Butter Squared - DuPar's Pancakes
I wanted to do something special for you this week, but really, all I want to do is talk about the best pancakes in the world. I hope that is special enough for you.
I grew up on pancakes made from Krusteaz mix (or it's generic counterpart), pancakes from quick service restaurants (Denny's, Village Inn) and a few I tried to make for myself, with varying degrees of success. When I became a teenager, and my metabolism threatened to literally burn me alive, I began to eschew carbs for more lasting satiation and focused on fat and protein. This started my love affair with cheese and bacon. At this point, we could have said "And they lived happily ever after . . ." without lying. But, that leaves me a thousand words or so short of a full post.
I actually don't like pancakes that much. They are kind of a nothing food. They are vehicles for other things. Pancakes are an intentionally bland bread that is intended to deliver maple syrup to us. (I have never written or said that statement before and, now that I see it, I wonder if pancakes are actually the result of a conspiracy within the maple-industrial complex to increase sales of syrup). Whether the origin of pancakes is benign or full of cloak and dagger intrigue, the fact remains that pancakes are intentionally a non-thing. They are a wheat sponge for sweet things like maple syrup, blackberry syrup, boysenberry syrup, corn syrup and basically all syrups (except for those of the cough variety).
Because I was not a big fan of the pancake, I never really made them for myself. One of the first times I ever made pancakes, was by coercion. I was the wilderness cook on a dude ranch and pancakes were on the menu. I was in the wilds of Yellowstone country. We would take guests on horseback into the wilderness so they could fish, see sights and be afraid of grizzly attacks. On the menu was pancakes. I was nervous. In fact, I was nervous about all of my meals. I was not qualified for my job. My interview went like this:
My Boss: Kade, can you cook?
Me: Not really. I can scramble eggs, I guess.

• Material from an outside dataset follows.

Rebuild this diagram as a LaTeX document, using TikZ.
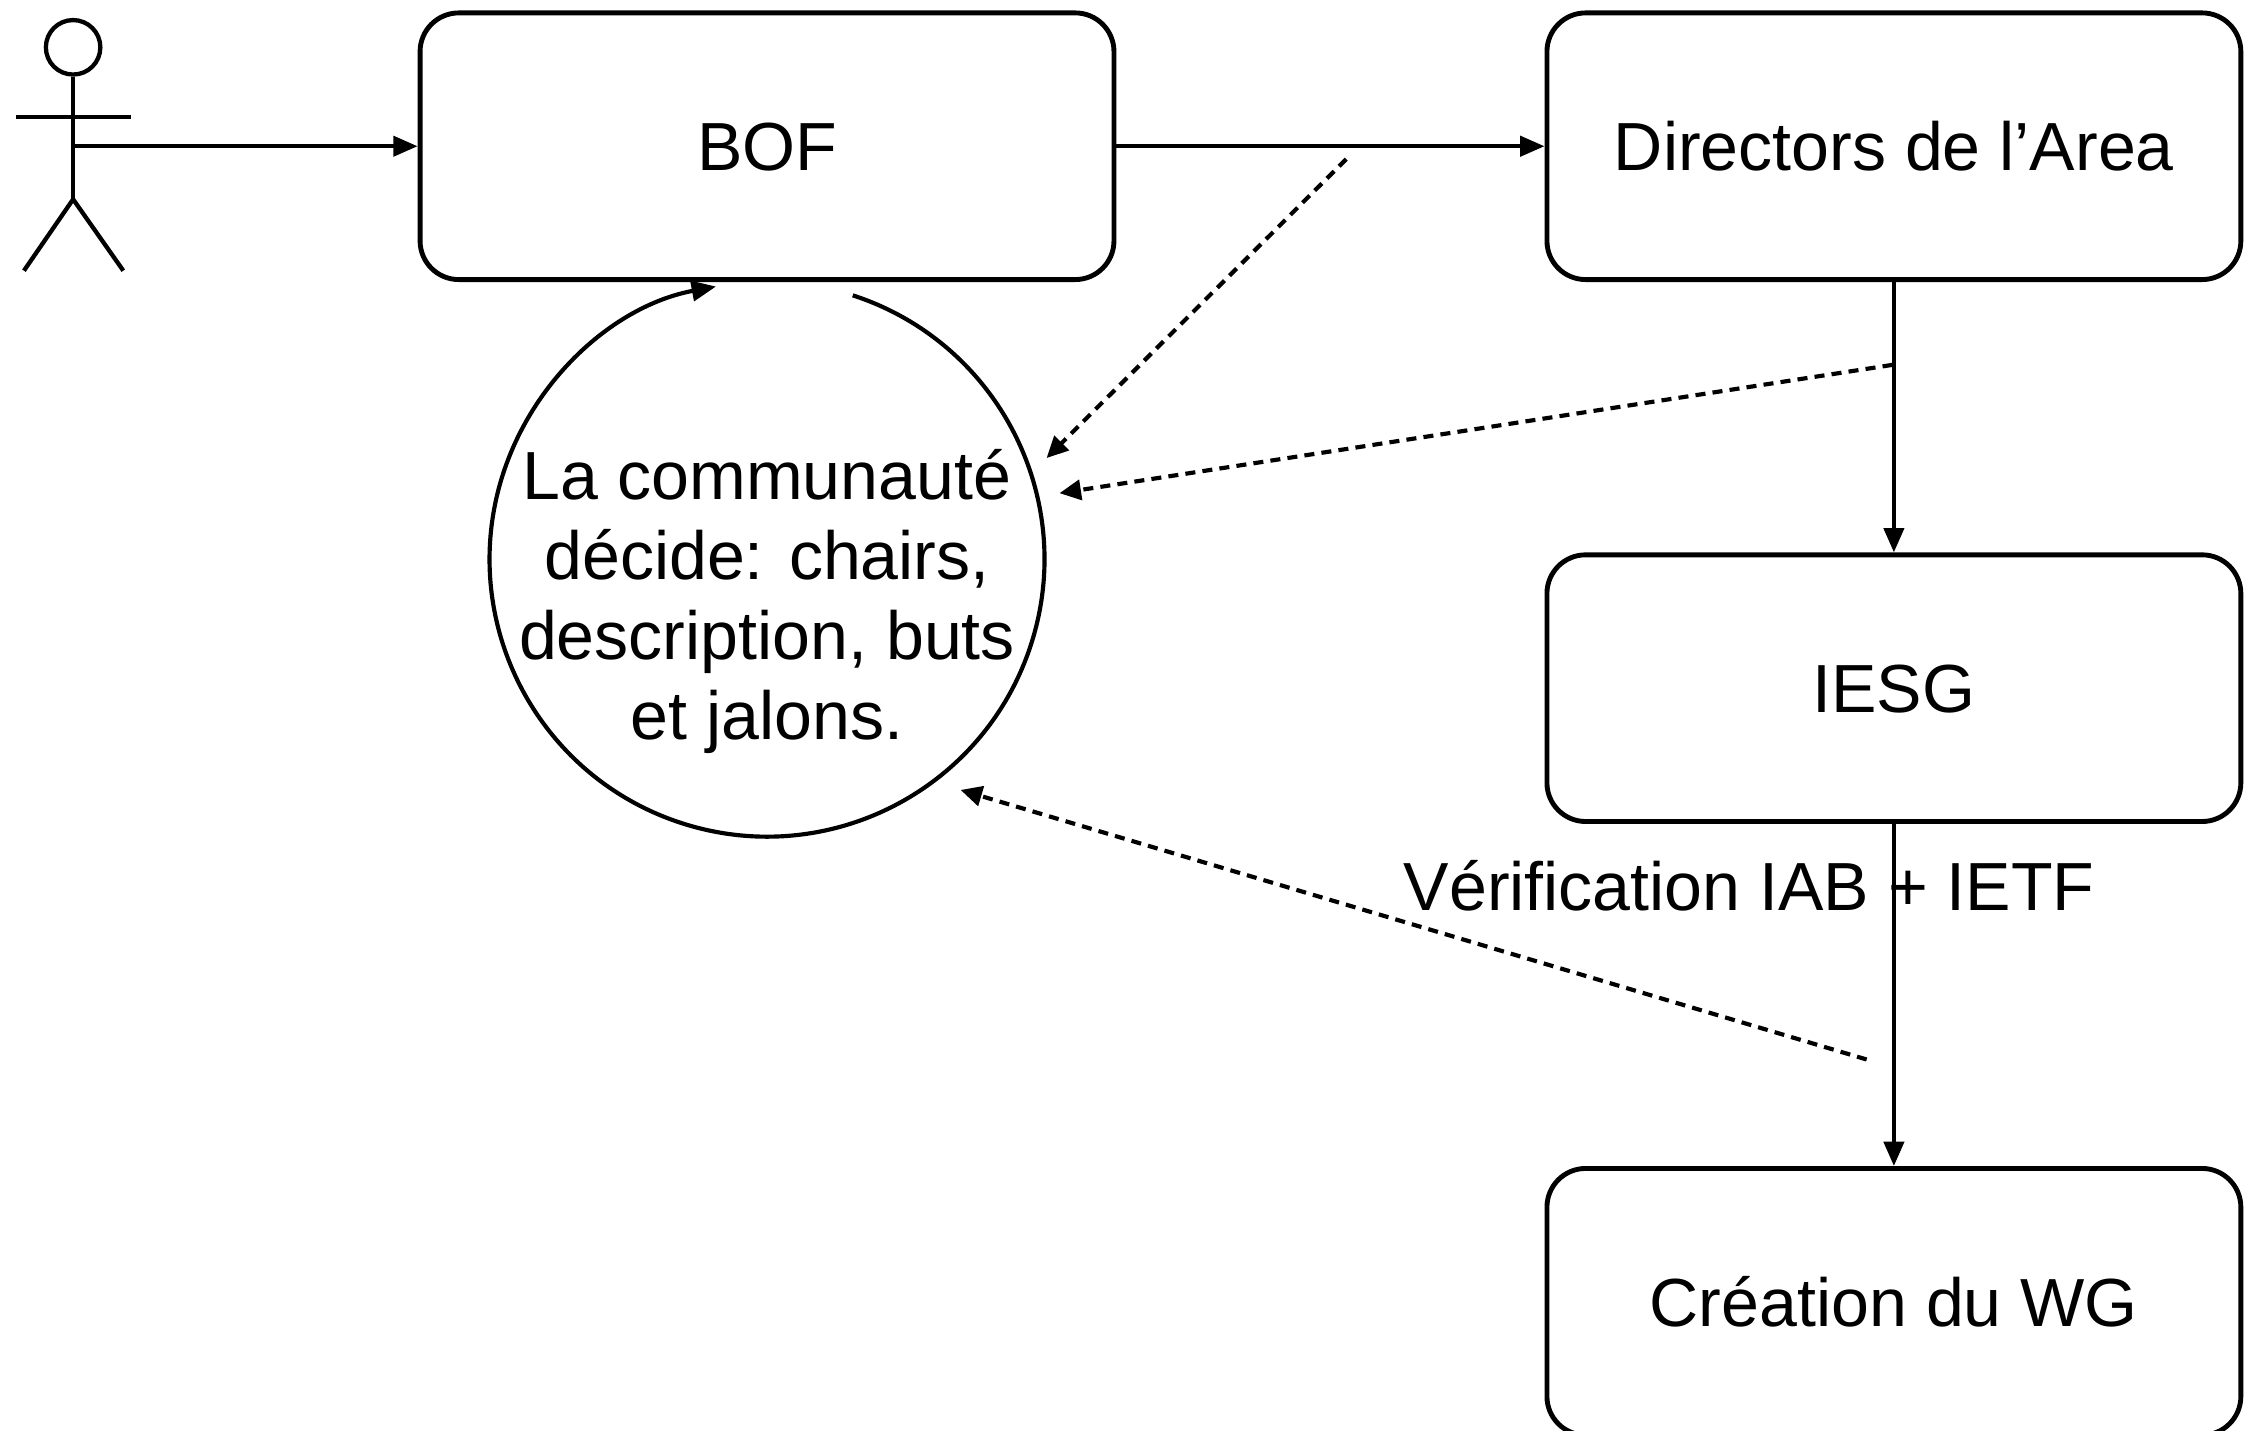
\documentclass[tikz,border=0pt]{standalone}
\usepackage{fontspec}
\setmainfont{Liberation Sans}
\usetikzlibrary{arrows.meta}
\newcommand{\bigfs}{\fontsize{47.5}{55.7}\selectfont}
\begin{document}
\begin{tikzpicture}[x=1pt,y=-1pt,
  box/.style={draw, line width=3.4pt, rounded corners=27pt, minimum width=484pt,
    minimum height=186pt, inner sep=0pt, font=\bigfs, text height=34pt, text depth=0pt},
  conn/.style={line width=2.9pt, -{Triangle[length=17pt,width=14pt]}},
  dconn/.style={line width=2.9pt, dash pattern=on 7pt off 5pt, -{Triangle[length=15pt,width=14pt]}},
  actorline/.style={line width=3pt},
  txt/.style={font=\bigfs, inner sep=0pt}
]
\useasboundingbox (0,0) rectangle (1568,998);
\clip (0,0) rectangle (1568,998);

% actor
\node[draw, circle, actorline, minimum size=38pt, inner sep=0pt] (head) at (51,33) {};
\coordinate (hip) at (51,139);
\coordinate (hand) at (52,102);
\coordinate (armL) at (11,81.4);
\coordinate (armR) at (91.4,81.4);
\coordinate (footL) at (16.7,188.8);
\coordinate (footR) at (86,188.8);
\draw[actorline] (head.south) -- (hip);
\draw[actorline] (armL) -- (armR);
\draw[actorline] (footL) -- (hip) -- (footR);

% boxes
\node[box] (bof) at (535,102) {BOF};
\node[box] (dir) at (1321,102) {Directors de l’Area};
\node[box] (iesg) at (1321,480) {IESG};
\node[box] (wg) at (1321,908) {Création du WG};

% community circle
\node[circle, minimum size=387pt, inner sep=0pt] (comm) at (535,390) {};
\node[txt, align=center, anchor=north] (commtext) at (535,313.5)
  {La communauté\\décide: chairs,\\description, buts\\et jalons.};
\coordinate (arcstart) at (594.8,206);
\draw[conn] (arcstart) arc[start angle=-72, end angle=259.4, radius=193.5];

% solid connectors
\draw[conn] (hand) -- (bof.west);
\draw[conn] (bof.east) -- (dir.west);
\draw[conn] (dir.south) -- (iesg.north);
\node[txt, anchor=base] (verif) at (1220,635) {Vérification IAB + IETF};
\draw[conn] (iesg.south) -- (wg.north);

% dashed feedback
\coordinate (d1s) at (939,111);
\coordinate (d1e) at (730,319.5);
\coordinate (d2s) at (1320,254.5);
\coordinate (d2e) at (739,344);
\coordinate (d3s) at (1302,739);
\coordinate (d3e) at (670,551);
\draw[dconn] (d1s) -- (d1e);
\draw[dconn] (d2s) -- (d2e);
\draw[dconn] (d3s) -- (d3e);
\end{tikzpicture}
\end{document}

My Boss: Kade, you are the cook now. You can use [the former cook's] menu.
[note: Does this qualify as a meritocracy? What is the word for a system where desperation governs the selection of leaders?]

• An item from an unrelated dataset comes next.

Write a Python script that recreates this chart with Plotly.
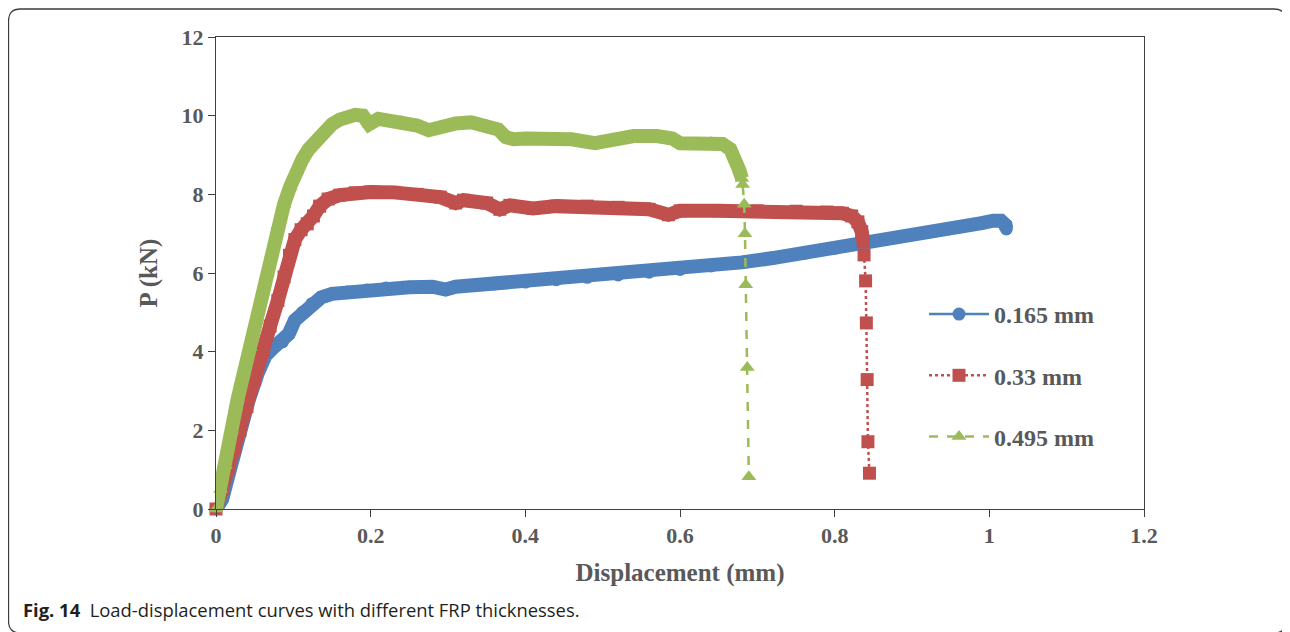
import plotly.graph_objects as go

# ---------------- data ----------------
blue_x = [0.000, 0.008, 0.018, 0.030, 0.042, 0.054, 0.064, 0.074, 0.086, 0.094, 0.102, 0.112,
          0.124, 0.136, 0.150, 0.170, 0.195, 0.220, 0.250, 0.280, 0.297, 0.310, 0.330, 0.360,
          0.400, 0.440, 0.480, 0.520, 0.560, 0.600, 0.640, 0.680, 0.720, 0.760, 0.800, 0.840,
          0.880, 0.920, 0.960, 0.990, 1.005, 1.015, 1.021, 1.022]
blue_y = [0.00, 0.25, 1.00, 1.95, 2.75, 3.45, 3.90, 4.10, 4.25, 4.45, 4.80, 5.00,
          5.22, 5.38, 5.47, 5.52, 5.57, 5.62, 5.64, 5.65, 5.58, 5.65, 5.68, 5.72,
          5.77, 5.83, 5.89, 5.95, 6.02, 6.09, 6.18, 6.27, 6.38, 6.50, 6.63, 6.78,
          6.90, 7.03, 7.16, 7.27, 7.33, 7.33, 7.22, 7.12]

red_x = [0.000, 0.008, 0.016, 0.024, 0.031, 0.040, 0.050, 0.061, 0.070, 0.080, 0.088, 0.095,
         0.102, 0.110, 0.118, 0.126, 0.134, 0.145, 0.160, 0.180, 0.200, 0.230, 0.260, 0.290,
         0.310, 0.320, 0.350, 0.367, 0.380, 0.410, 0.440, 0.480, 0.520, 0.560, 0.585, 0.600,
         0.650, 0.700, 0.750, 0.790, 0.810, 0.822, 0.830, 0.835, 0.837]
red_y = [0.00, 0.50, 1.05, 1.55, 2.00, 2.60, 3.30, 4.00, 4.65, 5.30, 5.90, 6.45,
         6.85, 7.10, 7.25, 7.45, 7.70, 7.88, 7.98, 8.04, 8.06, 8.05, 8.00, 7.93,
         7.78, 7.85, 7.78, 7.62, 7.72, 7.64, 7.70, 7.70, 7.67, 7.62, 7.48, 7.58,
         7.58, 7.58, 7.57, 7.55, 7.52, 7.45, 7.30, 7.05, 6.80]
red_tail_x = [0.838, 0.840, 0.841, 0.842, 0.843, 0.845]
red_tail_y = [6.46, 5.80, 4.73, 3.29, 1.71, 0.91]

green_x = [0.000, 0.006, 0.012, 0.020, 0.028, 0.036, 0.044, 0.052, 0.060, 0.066, 0.072, 0.080,
           0.088, 0.096, 0.104, 0.112, 0.120, 0.130, 0.140, 0.150, 0.160, 0.170, 0.180, 0.190,
           0.198, 0.210, 0.240, 0.260, 0.275, 0.290, 0.310, 0.330, 0.350, 0.365, 0.375, 0.385,
           0.400, 0.420, 0.440, 0.460, 0.490, 0.510, 0.540, 0.570, 0.590, 0.600, 0.620, 0.640,
           0.655, 0.665, 0.672, 0.677, 0.680]
green_y = [0.00, 0.50, 1.10, 2.00, 2.80, 3.50, 4.10, 4.80, 5.50, 6.00, 6.50, 7.20,
           7.75, 8.20, 8.60, 8.90, 9.15, 9.40, 9.60, 9.78, 9.90, 9.98, 10.02, 10.00,
           9.78, 9.92, 9.85, 9.75, 9.63, 9.72, 9.80, 9.83, 9.75, 9.65, 9.45, 9.40,
           9.42, 9.42, 9.40, 9.40, 9.30, 9.38, 9.48, 9.48, 9.42, 9.30, 9.30, 9.32,
           9.28, 9.15, 8.90, 8.60, 8.40]
green_tail_x = [0.681, 0.683, 0.684, 0.685, 0.687, 0.689]
green_tail_y = [8.25, 7.75, 7.00, 5.70, 3.60, 0.82]

series_names = ["0.165 mm", "0.33 mm", "0.495 mm"]
x_ticks = [0, 0.2, 0.4, 0.6, 0.8, 1, 1.2]
y_ticks = [0, 2, 4, 6, 8, 10, 12]

# ---------------- styling ----------------
BLUE, RED, GREEN = "#4F81BD", "#C0504D", "#9BBB59"
TXT = "#595959"
AX = "#404040"
SERIF = "Liberation Serif"
OFF = 8                      # page body margin
W, H = 1282, 624
L, R, T, B = 208, 146, 29, 123
PW, PH = W - L - R, H - T - B

def px(xp):                  # page pixel -> paper x
    return (xp - OFF - L) / PW

def py(yp):                  # page pixel -> paper y
    return (H - B - (yp - OFF)) / PH

fig = go.Figure()

specs = [
    (blue_x, blue_y, [], [], BLUE, "circle", "solid", series_names[0]),
    (red_x, red_y, red_tail_x, red_tail_y, RED, "square", "dot", series_names[1]),
    (green_x, green_y, green_tail_x, green_tail_y, GREEN, "triangle-up", "dash", series_names[2]),
]

for i, (dx, dy, tx, ty, col, sym, dash, name) in enumerate(specs):
    fig.add_trace(go.Scatter(x=dx, y=dy, mode="lines", line=dict(color=col, width=14),
                             showlegend=False, hoverinfo="skip", legendgroup=f"g{i}"))
    fig.add_trace(go.Scatter(x=dx + tx, y=dy + ty, mode="lines+markers", name=f"<b>{name}</b>",
                             line=dict(color=col, width=2.5, dash=dash),
                             marker=dict(symbol=sym, size=13, color=col, line=dict(width=0)),
                             cliponaxis=False, legendgroup=f"g{i}"))

axis_common = dict(showline=True, linecolor=AX, linewidth=1, mirror=True, ticks="outside",
                   ticklen=7, tickcolor=AX, tickwidth=1, showgrid=False, zeroline=False,
                   tickfont=dict(family=SERIF, size=22, color=TXT))

fig.update_layout(
    width=W, height=H,
    margin=dict(l=L, r=R, t=T, b=B),
    paper_bgcolor="white", plot_bgcolor="white",
    xaxis=dict(range=[0, 1.2], tickvals=x_ticks, ticktext=[f"<b>{v}</b>" for v in x_ticks],
               title=dict(text="<b>Displacement (mm)</b>", font=dict(family=SERIF, size=25, color=TXT),
                          standoff=16),
               **axis_common),
    yaxis=dict(range=[0, 12], tickvals=y_ticks, ticktext=[f"<b>{v}</b>" for v in y_ticks],
               title=dict(text="<b>P (kN)</b>", font=dict(family=SERIF, size=25, color=TXT),
                          standoff=16),
               **axis_common),
    font=dict(family=SERIF, color=TXT),
    legend=dict(x=px(924), y=py(292), xanchor="left", yanchor="top",
                font=dict(family=SERIF, size=24, color=TXT), tracegroupgap=27,
                itemwidth=60, bgcolor="rgba(0,0,0,0)"),
    showlegend=True,
)

# caption
fig.add_annotation(xref="paper", yref="paper", x=px(21), y=py(609), xanchor="left", yanchor="middle",
                   showarrow=False,
                   text="<b>Fig. 14</b>  Load-displacement curves with different FRP thicknesses.",
                   font=dict(family="Open Sans", size=18.4, color="#231f20"))

# outer rounded frame
x0, x1, y0, y1, r = 8.5, 1286, 9, 633, 12
def P(a, b):
    return f"{px(a):.5f},{py(b):.5f}"
path = (f"M{P(x0 + r, y0)} L{P(x1 - r, y0)} Q{P(x1, y0)} {P(x1, y0 + r)} "
        f"L{P(x1, y1 - r)} Q{P(x1, y1)} {P(x1 - r, y1)} L{P(x0 + r, y1)} "
        f"Q{P(x0, y1)} {P(x0, y1 - r)} L{P(x0, y0 + r)} Q{P(x0, y0)} {P(x0 + r, y0)} Z")
fig.add_shape(type="path", xref="paper", yref="paper", path=path,
              line=dict(color="#3c3c3c", width=1.3), layer="below")

fig.write_html("out.html")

With that thorough vetting, at age 17 I was in the backcountry, taking full grown humans (who were fully capable of lawsuits) into uncivilized lands. I bluffed my way through cooking two meals a day (lunch was just a sack lunch), remembering snippets of advice from my parents (the trick with pork chops is to cook them enough to be safe, but not so much that they are tough) which turned out to be very subjective and hard to reproduce without practice. Overall, it went well. I had more hits than misses.

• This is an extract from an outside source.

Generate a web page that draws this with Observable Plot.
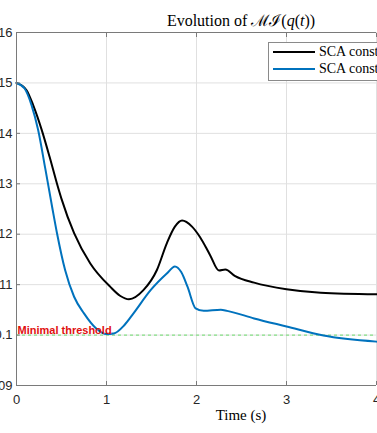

So, you may ask, what about the pancakes? Well, one day I made them. It was magical. I don't remember all the details. Hormones had clouded my brain such that it was like living with a form of dementia, affecting the way important memories about pancakes are stored. I think bacon grease was used as the shortening. I think the altitude changed how quickly they cooked. I remember they were slightly crispy on the outside. I remember kind of liking them. I remember the guests (or "dudes" if you will) LOVED them. And I was never able to make them that good again. I wasn't in organized sports in high school so that batch of pancakes constitute my glory days.
So, 23 years later, I don't love pancakes, but I really like really good pancakes. So now I can tell you about the best ones I've ever found:
These are DuPar's pancakes. My son is pouring syrup on them, like the Maple Cabal (based in Vermont, I assume) has programmed him to. They are thick. They are fluffy. They have a moments of slight crispiness on the outside. They taste like butter in heaven. I don't know what else to say, other than they are the best. The only pancakes close to these are from the Original Pancake House. I think they may be related. This picture is three pancakes. That's how thick they are. It takes a significant amount of gumption, stick-to-itiveness, true grit and resolve to eat more than two of these in one sitting. No one eats a big stack of these unless they have type 2 diabetes and don't give a damn what their glucose levels are.
DuPar's is a restaurant with a rich and colorful history. You can read about it on their menu (I have to work tomorrow, so I have to wrap this up).
DuPar's also has eggs! Here are two of them:
That is four pieces of bacon. This is significant because this place is not cheap. But the portions are clearly generous.
Here is a muffin:
It is a banana muffin. It's ok. DuPar's fancies itself a bakery. They have pies, muffins and a few donuts. I haven't tried them, but they look good. The fact that DuPar's has a video that they play showing how they make these things shows that DuPar's at least thinks they're good.
So, go to DuPar's (they have two location in Vegas). Bring a friend. Have your friend order a bunch of pancakes and you order an omelet. Split the pancakes, split the omelet and then take a nap. It's the American way (brought to you by the Secret and Glorious Society for the Furtherance of Maple Syrup and Maple Syrup By-Product Consumption).